Much like a Turing machine, our perspective cannot just jump from the initial state to its final state. It has to go through multiple intermediate states before it reaches its destination.

How is any of this relevant to Afghanistan?

America’s attempts to spread democracy and women’s rights in Afghanistan are misguided because they want Afghans to jump directly from a state of conservatism to a state of western liberalism. We can’t just expect women, who are brought up to believe that it is for their own good that they must be beaten by their husbands, to start discarding these beliefs. They will slowly and painstakingly have to realize that they are the societal and moral equal of their husbands before they can start believing that they should not be beaten. Neither can we expect Afghans to overnight want a secular society with freedom of speech. They have been brought up to believe that their true ruler has to be a divinely appointed Caliph. They have to read world history and realize how misguided this idea has been in the past, before they can accept democracy as a workable alternative.
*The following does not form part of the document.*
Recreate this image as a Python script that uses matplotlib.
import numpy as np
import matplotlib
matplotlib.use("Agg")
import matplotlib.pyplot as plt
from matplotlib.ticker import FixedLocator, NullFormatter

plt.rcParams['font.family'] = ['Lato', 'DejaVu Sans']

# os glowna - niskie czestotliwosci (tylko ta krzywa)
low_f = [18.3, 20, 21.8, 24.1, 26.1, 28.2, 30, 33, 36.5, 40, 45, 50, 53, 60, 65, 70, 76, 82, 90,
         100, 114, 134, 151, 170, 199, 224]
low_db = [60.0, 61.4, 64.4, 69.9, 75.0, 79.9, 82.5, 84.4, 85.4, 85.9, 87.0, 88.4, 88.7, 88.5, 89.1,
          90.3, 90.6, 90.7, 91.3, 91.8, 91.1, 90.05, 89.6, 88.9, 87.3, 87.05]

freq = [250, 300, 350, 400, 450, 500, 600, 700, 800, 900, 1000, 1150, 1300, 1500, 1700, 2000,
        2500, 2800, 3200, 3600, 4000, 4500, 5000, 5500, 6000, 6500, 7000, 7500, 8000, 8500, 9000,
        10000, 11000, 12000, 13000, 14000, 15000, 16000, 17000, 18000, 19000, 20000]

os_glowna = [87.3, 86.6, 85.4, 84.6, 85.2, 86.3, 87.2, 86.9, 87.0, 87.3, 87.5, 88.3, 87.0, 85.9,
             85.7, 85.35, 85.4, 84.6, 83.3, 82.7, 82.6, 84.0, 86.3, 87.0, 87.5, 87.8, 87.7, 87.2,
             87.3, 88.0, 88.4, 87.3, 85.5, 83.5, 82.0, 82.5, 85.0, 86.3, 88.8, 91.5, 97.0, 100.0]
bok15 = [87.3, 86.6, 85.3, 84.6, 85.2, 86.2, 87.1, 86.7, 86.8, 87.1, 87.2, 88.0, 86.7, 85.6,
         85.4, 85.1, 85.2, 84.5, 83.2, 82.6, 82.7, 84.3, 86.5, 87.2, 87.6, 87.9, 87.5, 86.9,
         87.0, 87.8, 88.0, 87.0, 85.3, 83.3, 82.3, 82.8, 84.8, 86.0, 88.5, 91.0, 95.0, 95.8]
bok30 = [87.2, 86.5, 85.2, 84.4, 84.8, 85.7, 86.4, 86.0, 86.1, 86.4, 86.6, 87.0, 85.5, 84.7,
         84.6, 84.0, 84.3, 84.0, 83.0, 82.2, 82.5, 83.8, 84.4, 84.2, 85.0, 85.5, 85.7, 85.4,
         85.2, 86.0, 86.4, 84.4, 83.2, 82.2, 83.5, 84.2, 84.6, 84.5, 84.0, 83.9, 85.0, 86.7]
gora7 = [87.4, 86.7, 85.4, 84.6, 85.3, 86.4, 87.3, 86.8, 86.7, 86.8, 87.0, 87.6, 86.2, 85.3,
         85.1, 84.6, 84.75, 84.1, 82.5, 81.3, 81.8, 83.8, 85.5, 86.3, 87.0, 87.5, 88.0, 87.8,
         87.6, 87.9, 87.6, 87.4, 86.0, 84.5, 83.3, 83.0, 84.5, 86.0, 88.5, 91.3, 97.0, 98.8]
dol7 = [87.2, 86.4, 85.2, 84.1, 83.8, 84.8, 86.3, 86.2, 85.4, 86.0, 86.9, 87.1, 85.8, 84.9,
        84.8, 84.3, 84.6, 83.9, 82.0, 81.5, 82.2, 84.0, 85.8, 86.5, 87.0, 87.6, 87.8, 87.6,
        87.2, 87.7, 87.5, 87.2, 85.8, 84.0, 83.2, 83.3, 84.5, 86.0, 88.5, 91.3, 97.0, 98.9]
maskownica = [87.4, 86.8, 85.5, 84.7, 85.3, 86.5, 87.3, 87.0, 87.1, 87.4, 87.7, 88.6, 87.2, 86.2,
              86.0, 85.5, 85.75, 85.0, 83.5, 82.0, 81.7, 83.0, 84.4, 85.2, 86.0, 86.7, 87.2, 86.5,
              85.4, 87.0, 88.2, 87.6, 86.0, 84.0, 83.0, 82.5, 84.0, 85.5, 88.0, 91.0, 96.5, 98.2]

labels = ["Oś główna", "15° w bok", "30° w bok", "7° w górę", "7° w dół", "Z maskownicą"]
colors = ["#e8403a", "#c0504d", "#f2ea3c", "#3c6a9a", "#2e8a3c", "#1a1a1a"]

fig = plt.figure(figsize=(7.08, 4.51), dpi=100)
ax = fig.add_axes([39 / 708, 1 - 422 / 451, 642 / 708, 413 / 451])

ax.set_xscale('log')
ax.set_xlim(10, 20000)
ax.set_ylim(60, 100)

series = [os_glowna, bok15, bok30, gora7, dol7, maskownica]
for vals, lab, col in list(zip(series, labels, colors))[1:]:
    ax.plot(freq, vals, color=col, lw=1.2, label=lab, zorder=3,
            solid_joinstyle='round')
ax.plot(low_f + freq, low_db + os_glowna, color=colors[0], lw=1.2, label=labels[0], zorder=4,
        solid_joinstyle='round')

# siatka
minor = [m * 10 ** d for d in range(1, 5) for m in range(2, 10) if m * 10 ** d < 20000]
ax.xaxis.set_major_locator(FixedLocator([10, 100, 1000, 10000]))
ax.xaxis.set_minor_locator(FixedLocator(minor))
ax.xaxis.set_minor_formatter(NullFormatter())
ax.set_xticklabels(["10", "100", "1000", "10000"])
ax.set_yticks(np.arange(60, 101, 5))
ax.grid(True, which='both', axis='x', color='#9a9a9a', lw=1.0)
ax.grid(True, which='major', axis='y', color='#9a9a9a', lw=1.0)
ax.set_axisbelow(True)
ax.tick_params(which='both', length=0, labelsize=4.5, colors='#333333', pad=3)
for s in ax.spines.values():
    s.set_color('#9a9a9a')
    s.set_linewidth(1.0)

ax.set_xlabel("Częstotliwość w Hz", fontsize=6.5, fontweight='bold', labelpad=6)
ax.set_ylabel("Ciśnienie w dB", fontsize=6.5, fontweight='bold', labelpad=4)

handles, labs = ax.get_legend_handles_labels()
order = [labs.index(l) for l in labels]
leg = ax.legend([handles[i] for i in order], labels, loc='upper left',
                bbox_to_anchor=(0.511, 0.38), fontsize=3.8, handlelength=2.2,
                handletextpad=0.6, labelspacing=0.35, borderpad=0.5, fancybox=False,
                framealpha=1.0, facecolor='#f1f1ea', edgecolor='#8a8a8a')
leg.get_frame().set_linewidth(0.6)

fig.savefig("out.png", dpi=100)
Poking holes in this model

Let us try and poke some holes in this model to see if this holds up.

Afghanistan was not always a conservative society. Kabul was resplendent with sights like those below in the 60s

Would it be so hard to just hop back to the modernity that Kabul possessed?
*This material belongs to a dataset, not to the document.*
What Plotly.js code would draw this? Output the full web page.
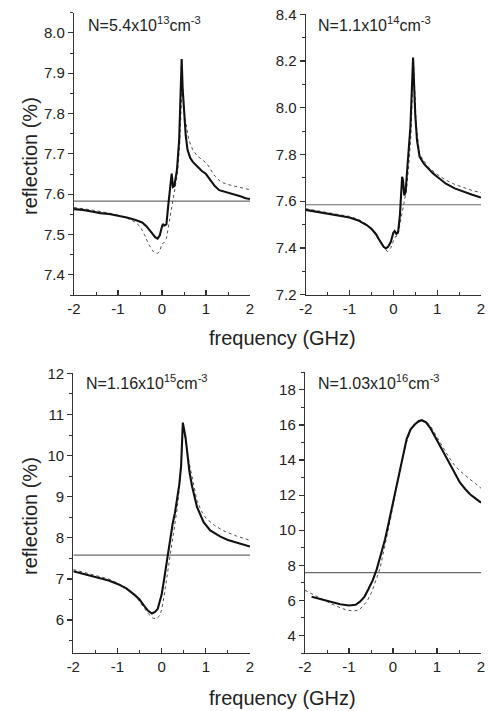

Let us draw an analogy to present-day India. It has a quickly ballooning youth population that mostly lives by liberal western ideals, dates freely, and is steeped deep in women’s rights. Does that mean that India has a liberal society?

Societal beliefs can be well represented in the form of a normal curve.
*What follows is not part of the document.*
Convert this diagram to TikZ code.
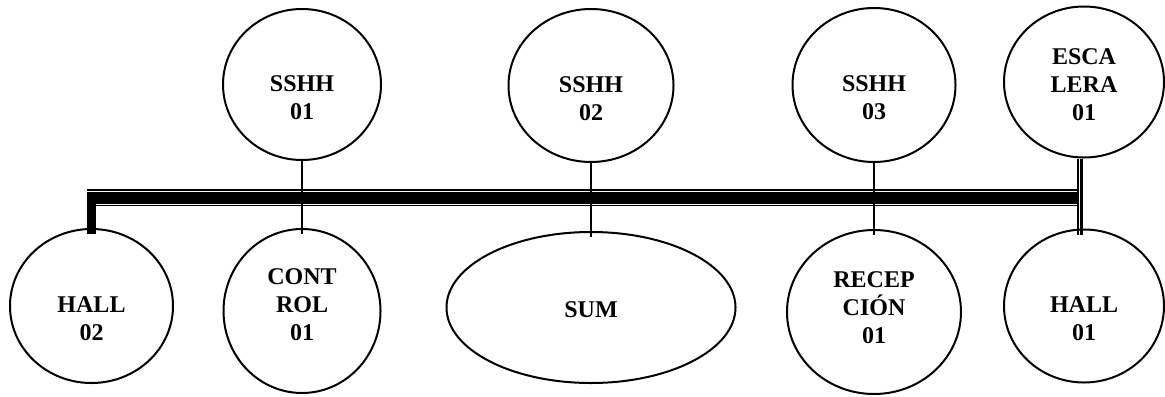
\documentclass[tikz,border=0pt]{standalone}
\usepackage{fontspec}
\setmainfont{Liberation Serif}
\usetikzlibrary{shapes.geometric}

\tikzset{
  room/.style 2 args={draw,ellipse,line width=1pt,inner sep=0pt,minimum width=#1,minimum height=#2},
  lbl/.style={align=center,font=\bfseries\fontsize{12}{14}\selectfont},
  link/.style={line width=1.1pt,shorten >=-3pt}
}

\begin{document}
\begin{tikzpicture}[x=0.5pt,y=-0.5pt]
  \useasboundingbox (0,0) rectangle (1165,396);
  % upper row
  \node[room={79pt}{75.5pt},label={[lbl,yshift=-6.5pt]center:SSHH\\01}] (sshh1) at (302,84.5) {};
  \node[room={82.5pt}{76.5pt},label={[lbl,yshift=-6.5pt]center:SSHH\\02}] (sshh2) at (591,85.5) {};
  \node[room={81.5pt}{77pt},label={[lbl,yshift=-6.5pt]center:SSHH\\03}] (sshh3) at (874,85) {};
  \node[room={80pt}{75.5pt},label={[lbl,yshift=-1.5pt]center:ESCA\\LERA\\01}] (esca) at (1084,82) {};
  % lower row
  \node[room={81.5pt}{77pt},label={[lbl,yshift=-6.25pt]center:HALL\\02}] (hall2) at (91.5,306) {};
  \node[room={78.5pt}{82pt},label={[lbl,yshift=3pt]center:CONT\\ROL\\01}] (control) at (302,311) {};
  \node[room={144.5pt}{75.5pt},label={[lbl,yshift=-1pt]center:SUM}] (sum) at (591,307.5) {};
  \node[room={87pt}{82pt},label={[lbl,yshift=2pt]center:RECEP\\CIÓN\\01}] (recep) at (874,312) {};
  \node[room={80pt}{76.5pt},label={[lbl,yshift=-6.25pt]center:HALL\\01}] (hall1) at (1084,306) {};
  % main corridor
  \coordinate (barL) at (87,198);
  \coordinate (barR) at (1077,198);
  \draw[line width=5.8pt] (barL) -- (barR);
  \draw[line width=0.8pt] ([yshift=4pt]barL) -- ([yshift=4pt]barR);
  \draw[line width=0.7pt] ([yshift=-3.65pt]barL) -- ([yshift=-3.65pt]barR);
  \draw[line width=4.5pt,shorten >=-3pt] ([yshift=-2.9pt]hall2.north |- barL) -- (hall2.north);
  % branches
  \foreach \t/\b in {sshh1/control,sshh2/sum,sshh3/recep}{
    \draw[link] (\t) -- (\b);
  }
  \draw[line width=1pt,shorten >=-3pt] ([xshift=-3.2pt]esca.south) -- ([xshift=-3.2pt]hall1.north);
  \draw[line width=1.35pt,shorten >=-3pt] ([xshift=-1.4pt]esca.south) -- ([xshift=-1.4pt]hall1.north);
\end{tikzpicture}
\end{document}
If we imagine “liberal beliefs and lifestyle” to increase from left to right, in every society we have a small number of people who are either very conservative or very liberal. Both the Afghanistan of the 60s and the India of today have a small number of liberals in the cities, and a small number of ultra-conservatives outside of urban centers. However, most people lie in the middle. A typical man in India may believe that women should not work but take care of the household instead, but may refrain from regular beatings. Hence, it would be erroneous to say that the Afghanistan of the 60s or the India of today are liberal. They just had (have) liberal subpopulations.

What the Taliban has done is that is has quashed those liberal subpopulations in Afghanistan. Hence, although it may be unpopular amongst educated Afghans with liberal ideas, it is mostly aligned with current Afghan values and beliefs.

I think it may be even more complicated than that. Regardless of the state of liberalism in the country, Afghans may believe that the Taliban represents the “purest values of Islam”. Hence, Taliban may be representative of religious perfection. This is an aspect of societal acceptance that I got from reading a Pakistani’s take on Taliban’s recent takeover of Afghanistan. Taliban may be the embodiment of religious aspiration in Afghanistan.

So how does all of this fit with my model of society and perspective as a Turing machine? Well, although liberal pockets may exist in the Afghan society, most of the population is still in a conservative state. In order to create lasting change in Afghanistan, it will not do to just create some liberal pockets through American propaganda. The mean of the normal curve will have to be shifted. This can only be done like one changes the state of a Turing machine: slowly, and through lots of intermediate stages.

A liberal Afghanistan won’t be built in a day.